A modern slaver whose disabled victim was exploited for 40 years has been given a suspended prison sentence.
Peter Swailes’ victim was made to work on farms for little pay and slept in a shed, Carlisle Crown Court heard.
Swailes admitted conspiring to facilitate travel of another with a view to exploitation. His father, also called Peter Swailes, 81, faced the same charge but died in 2021.
Swailes, 56, was jailed for nine months, suspended for 18 months.
Swailes, of Low Harker, Carlisle, had initially denied the charge against him but changed his plea on the agreed basis of his “limited” involvement with the victim and that he had not been made aware of his living conditions.
Judge Richard Archer accepted Swailes’ father had been a “controlling influence on him” and the younger man was not responsible for the living conditions the victim was found in.
But Swailes admitting paying the man as little as £10 a day while being given thousands of pounds for the jobs he was carrying out.
“[The man] had little understanding of the world around him,” prosecutor Barbara Webster told the court as she described the victim being found.
She said: “He was ill equipped to deal with adult life, could not manage alone and had no clue as to the complexities of the value of money, wages, taxes or anything else.
“He was found by the police living in a rotten shed, with water pouring through it, with a make-shift bed, and congealed vomit in the corner.”
He had, over time, lived in a horse box, disused caravan and, for the five years up to 2018, the shed which had no heating, lighting or proper flooring.
This was In “stark contrast” to an adjacent shed in far better condition which housed the family dog, the court heard
The man was rescued at the age of 58 by the Gangmasters and Labour Abuse Authority (GLAA) after a tip-off in 2018.
Ms Webster said: “He had few possessions to show for his 40 years’ hard work. A wash bag, three second-hand coats, a few stained duvets and compact discs.
“The only food was a half-eaten Pot Noodle, a bowl of sweets, yogurts and crisps. The odour of the shed was overwhelming.”
‘Level of hatred’
City Hearts, a modern slavery charity that is supporting Swailes’ victim, said the man, who had learning difficulties, did not realise the “severity of what had happened to him”.
Accommodation manager Kyle France said the man, who the charity is calling Chris, clearly “hadn’t had a wash in a very, very long time” and needed medical attention “due to a number of fresh and old injuries that had been left untreated”.
Mr France said Swailes’ treatment of the man “shows a level of hatred that I just can’t get my head around”.
In a statement released by City Hearts, Chris said Swailes and his father found him jobs as a painter and labourer on nearby farms.
He was driven there and back each day with his pay pocketed by the Swailes.

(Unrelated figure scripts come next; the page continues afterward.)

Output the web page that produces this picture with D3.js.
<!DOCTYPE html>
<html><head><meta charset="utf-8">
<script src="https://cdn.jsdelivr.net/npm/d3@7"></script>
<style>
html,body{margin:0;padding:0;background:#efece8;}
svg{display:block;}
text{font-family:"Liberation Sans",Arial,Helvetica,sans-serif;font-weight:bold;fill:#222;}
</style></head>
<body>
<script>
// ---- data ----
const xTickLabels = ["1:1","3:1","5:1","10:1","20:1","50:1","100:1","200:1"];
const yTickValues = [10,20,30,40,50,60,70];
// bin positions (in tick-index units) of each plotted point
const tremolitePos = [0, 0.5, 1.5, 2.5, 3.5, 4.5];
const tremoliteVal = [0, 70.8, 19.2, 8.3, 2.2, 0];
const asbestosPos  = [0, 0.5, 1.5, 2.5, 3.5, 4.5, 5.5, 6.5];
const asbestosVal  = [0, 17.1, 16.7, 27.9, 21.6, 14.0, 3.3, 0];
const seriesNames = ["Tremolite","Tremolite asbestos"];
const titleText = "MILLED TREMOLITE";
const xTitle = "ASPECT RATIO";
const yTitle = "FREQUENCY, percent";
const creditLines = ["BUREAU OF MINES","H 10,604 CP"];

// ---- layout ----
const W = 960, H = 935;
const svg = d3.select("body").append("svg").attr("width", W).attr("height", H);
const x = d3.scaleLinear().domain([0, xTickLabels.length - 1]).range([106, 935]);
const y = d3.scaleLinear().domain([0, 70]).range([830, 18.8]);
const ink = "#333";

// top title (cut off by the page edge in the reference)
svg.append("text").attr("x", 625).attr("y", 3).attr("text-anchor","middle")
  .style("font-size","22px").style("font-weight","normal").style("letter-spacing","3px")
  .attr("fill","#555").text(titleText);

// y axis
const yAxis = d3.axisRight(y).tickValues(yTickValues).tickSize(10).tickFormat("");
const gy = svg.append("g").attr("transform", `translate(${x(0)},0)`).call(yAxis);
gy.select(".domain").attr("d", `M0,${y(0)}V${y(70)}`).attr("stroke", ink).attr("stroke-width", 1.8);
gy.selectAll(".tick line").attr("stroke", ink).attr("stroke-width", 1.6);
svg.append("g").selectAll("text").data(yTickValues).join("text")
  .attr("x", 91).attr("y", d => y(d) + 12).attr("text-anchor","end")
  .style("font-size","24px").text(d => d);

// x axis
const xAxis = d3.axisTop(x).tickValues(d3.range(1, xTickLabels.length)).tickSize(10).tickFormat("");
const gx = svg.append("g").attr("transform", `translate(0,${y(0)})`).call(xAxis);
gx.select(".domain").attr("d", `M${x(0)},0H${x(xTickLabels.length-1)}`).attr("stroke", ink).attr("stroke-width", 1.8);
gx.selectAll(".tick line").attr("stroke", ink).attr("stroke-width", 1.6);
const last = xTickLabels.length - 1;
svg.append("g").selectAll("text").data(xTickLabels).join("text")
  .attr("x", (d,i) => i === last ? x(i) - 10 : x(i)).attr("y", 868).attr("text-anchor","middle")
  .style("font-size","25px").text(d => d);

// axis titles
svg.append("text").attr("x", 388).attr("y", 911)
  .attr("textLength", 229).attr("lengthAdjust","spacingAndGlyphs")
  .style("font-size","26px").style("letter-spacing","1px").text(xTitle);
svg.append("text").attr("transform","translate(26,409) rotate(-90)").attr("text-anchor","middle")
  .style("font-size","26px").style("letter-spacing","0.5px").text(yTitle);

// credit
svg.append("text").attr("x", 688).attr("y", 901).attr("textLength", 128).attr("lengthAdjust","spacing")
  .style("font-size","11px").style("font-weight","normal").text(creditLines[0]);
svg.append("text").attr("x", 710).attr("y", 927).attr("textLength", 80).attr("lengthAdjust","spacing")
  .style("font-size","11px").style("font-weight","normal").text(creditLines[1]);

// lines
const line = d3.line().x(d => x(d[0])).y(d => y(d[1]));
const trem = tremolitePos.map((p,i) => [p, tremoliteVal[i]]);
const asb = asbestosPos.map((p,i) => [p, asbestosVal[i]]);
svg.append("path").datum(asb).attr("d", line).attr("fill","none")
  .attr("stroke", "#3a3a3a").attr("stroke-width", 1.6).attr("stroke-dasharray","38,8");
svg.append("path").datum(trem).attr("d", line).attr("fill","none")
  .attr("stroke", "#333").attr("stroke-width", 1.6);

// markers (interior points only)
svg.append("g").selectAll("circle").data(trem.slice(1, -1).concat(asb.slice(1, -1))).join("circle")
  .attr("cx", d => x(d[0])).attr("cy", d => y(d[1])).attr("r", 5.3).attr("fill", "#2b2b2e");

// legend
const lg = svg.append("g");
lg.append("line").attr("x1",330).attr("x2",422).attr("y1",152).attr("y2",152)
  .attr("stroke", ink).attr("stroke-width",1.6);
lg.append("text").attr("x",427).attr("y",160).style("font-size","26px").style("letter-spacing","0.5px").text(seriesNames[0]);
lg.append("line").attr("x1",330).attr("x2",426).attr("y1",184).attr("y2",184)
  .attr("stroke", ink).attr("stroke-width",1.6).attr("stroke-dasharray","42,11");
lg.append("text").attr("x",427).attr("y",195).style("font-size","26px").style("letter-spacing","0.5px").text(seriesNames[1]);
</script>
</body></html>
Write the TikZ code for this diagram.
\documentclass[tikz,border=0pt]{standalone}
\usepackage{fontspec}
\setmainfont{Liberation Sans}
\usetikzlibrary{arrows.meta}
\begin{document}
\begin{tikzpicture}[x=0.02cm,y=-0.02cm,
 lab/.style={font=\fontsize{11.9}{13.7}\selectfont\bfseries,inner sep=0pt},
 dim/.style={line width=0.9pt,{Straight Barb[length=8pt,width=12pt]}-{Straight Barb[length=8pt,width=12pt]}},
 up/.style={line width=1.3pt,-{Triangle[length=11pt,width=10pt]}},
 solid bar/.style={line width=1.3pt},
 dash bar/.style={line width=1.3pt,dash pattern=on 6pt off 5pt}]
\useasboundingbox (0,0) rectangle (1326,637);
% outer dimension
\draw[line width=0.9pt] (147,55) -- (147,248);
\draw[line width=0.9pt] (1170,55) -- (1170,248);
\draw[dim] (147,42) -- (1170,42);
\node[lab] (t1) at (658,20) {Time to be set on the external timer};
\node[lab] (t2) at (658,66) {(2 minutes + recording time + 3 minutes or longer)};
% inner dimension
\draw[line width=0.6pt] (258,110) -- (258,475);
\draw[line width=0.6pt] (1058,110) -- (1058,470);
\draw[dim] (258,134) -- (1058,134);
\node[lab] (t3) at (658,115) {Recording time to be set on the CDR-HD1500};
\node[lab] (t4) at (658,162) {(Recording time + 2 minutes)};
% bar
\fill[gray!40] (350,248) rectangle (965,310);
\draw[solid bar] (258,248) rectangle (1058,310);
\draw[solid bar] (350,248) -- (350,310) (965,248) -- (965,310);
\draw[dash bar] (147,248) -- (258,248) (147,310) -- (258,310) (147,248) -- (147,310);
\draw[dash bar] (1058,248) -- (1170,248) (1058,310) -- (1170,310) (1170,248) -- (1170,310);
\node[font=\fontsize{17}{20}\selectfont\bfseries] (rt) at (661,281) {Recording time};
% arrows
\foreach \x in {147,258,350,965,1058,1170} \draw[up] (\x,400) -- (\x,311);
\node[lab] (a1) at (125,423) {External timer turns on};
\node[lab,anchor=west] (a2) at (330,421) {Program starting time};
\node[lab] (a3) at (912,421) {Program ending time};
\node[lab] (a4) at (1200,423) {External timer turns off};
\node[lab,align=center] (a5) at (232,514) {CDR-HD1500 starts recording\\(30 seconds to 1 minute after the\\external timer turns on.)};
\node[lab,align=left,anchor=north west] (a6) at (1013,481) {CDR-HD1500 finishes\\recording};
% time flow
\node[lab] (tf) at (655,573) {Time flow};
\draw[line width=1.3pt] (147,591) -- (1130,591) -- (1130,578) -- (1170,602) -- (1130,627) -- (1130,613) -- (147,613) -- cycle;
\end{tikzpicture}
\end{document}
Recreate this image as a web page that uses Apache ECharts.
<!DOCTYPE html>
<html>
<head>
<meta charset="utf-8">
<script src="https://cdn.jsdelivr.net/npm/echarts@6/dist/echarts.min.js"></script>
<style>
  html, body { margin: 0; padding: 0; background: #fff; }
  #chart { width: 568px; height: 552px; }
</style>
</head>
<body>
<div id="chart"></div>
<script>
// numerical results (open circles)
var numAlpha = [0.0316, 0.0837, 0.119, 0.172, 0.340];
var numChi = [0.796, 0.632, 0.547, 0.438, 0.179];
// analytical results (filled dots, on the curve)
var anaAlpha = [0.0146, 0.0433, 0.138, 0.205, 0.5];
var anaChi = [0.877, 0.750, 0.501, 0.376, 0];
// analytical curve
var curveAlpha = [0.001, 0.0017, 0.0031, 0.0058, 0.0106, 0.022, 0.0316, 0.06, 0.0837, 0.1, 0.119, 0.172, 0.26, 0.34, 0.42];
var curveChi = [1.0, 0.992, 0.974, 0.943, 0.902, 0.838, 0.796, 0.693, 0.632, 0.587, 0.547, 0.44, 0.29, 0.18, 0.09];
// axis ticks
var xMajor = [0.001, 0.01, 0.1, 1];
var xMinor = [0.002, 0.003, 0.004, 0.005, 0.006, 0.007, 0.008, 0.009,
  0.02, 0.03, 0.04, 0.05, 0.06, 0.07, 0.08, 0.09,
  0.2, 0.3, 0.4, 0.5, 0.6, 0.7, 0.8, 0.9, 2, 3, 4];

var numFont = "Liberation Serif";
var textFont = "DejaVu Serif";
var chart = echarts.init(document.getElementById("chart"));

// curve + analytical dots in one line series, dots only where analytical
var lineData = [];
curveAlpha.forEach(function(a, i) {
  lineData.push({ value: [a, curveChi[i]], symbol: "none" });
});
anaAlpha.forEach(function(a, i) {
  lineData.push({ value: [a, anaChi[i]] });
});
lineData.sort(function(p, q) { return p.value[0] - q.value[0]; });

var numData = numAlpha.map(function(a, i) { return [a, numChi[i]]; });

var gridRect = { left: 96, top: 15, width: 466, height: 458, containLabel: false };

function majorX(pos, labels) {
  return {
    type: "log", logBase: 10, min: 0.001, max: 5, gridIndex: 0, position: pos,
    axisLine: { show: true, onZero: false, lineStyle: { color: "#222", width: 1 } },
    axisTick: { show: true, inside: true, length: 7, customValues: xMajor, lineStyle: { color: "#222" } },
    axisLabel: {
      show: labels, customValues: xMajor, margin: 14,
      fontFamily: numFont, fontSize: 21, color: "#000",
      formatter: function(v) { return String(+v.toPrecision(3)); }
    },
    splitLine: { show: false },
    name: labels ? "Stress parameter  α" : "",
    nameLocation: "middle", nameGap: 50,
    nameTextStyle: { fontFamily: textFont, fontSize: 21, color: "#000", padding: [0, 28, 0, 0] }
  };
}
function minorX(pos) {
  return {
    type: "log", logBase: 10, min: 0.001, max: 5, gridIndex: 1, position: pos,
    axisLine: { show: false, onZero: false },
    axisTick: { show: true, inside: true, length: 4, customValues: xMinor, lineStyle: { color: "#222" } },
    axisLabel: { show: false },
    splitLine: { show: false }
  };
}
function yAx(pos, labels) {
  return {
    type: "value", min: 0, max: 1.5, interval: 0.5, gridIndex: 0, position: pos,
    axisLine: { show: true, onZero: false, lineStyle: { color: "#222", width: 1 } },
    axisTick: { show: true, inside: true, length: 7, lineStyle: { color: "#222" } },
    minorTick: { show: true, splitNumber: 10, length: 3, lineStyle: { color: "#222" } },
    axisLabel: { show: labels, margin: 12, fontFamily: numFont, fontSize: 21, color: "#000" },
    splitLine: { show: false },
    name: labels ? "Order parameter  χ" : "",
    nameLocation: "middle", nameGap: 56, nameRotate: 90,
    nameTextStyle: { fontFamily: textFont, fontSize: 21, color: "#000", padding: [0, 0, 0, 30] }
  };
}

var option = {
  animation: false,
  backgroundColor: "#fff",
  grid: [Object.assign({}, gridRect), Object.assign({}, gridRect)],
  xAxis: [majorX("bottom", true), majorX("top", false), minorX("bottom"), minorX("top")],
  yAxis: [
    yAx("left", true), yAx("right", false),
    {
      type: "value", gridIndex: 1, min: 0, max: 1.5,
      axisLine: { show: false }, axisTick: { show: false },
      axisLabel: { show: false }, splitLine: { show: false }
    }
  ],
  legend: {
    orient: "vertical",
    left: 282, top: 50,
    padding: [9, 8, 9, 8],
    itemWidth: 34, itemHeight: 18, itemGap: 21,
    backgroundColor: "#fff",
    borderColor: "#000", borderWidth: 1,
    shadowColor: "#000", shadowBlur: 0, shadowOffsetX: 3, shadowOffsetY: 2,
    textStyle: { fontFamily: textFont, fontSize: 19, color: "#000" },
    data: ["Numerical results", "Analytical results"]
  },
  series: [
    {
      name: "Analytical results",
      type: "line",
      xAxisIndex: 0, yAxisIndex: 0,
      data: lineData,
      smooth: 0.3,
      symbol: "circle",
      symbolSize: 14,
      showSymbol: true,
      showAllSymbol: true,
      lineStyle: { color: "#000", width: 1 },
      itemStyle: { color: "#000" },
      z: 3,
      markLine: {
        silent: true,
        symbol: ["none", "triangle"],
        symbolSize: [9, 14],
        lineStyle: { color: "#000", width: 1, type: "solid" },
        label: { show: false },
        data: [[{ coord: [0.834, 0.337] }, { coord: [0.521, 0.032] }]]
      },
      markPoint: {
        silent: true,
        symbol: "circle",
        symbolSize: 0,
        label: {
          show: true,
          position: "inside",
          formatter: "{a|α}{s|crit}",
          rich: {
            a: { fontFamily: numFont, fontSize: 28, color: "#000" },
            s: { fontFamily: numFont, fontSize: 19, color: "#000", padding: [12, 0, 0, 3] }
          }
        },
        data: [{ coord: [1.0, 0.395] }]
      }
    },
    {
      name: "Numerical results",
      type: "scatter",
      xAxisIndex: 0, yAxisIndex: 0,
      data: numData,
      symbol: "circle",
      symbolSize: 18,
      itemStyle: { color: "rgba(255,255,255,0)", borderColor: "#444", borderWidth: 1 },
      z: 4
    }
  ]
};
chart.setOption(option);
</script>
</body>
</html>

On one occasion he fell from a ladder while painting and broke his back and ribs, but the Swailes removed him from hospital before he was discharged and “dragged back to his life of drudgery”, City Hearts said.
“I didn’t run away, because I had nowhere else to go,” Chris, who had been encouraged to drink to excess by his captors as a way of controlling him, said.
When not working, Chris was kept in a dark shed which had “no kitchen, shower or heating, and only a bucket as a toilet”.
GLAA senior investigating officer Martin Plimmer said it had been a “truly harrowing and traumatic case” and he could not remember another where “the exploitation of a vulnerable worker has taken place over such a long period of time”.
The court previously heard the man had been sleeping on the floor with a soiled duvet next to a metered TV.
There was only one window which could not be fully closed and it was in complete darkness when the doors were shut.
An old electric heater with damaged wiring had been left in the corner of the shed, and there was no other heating inside.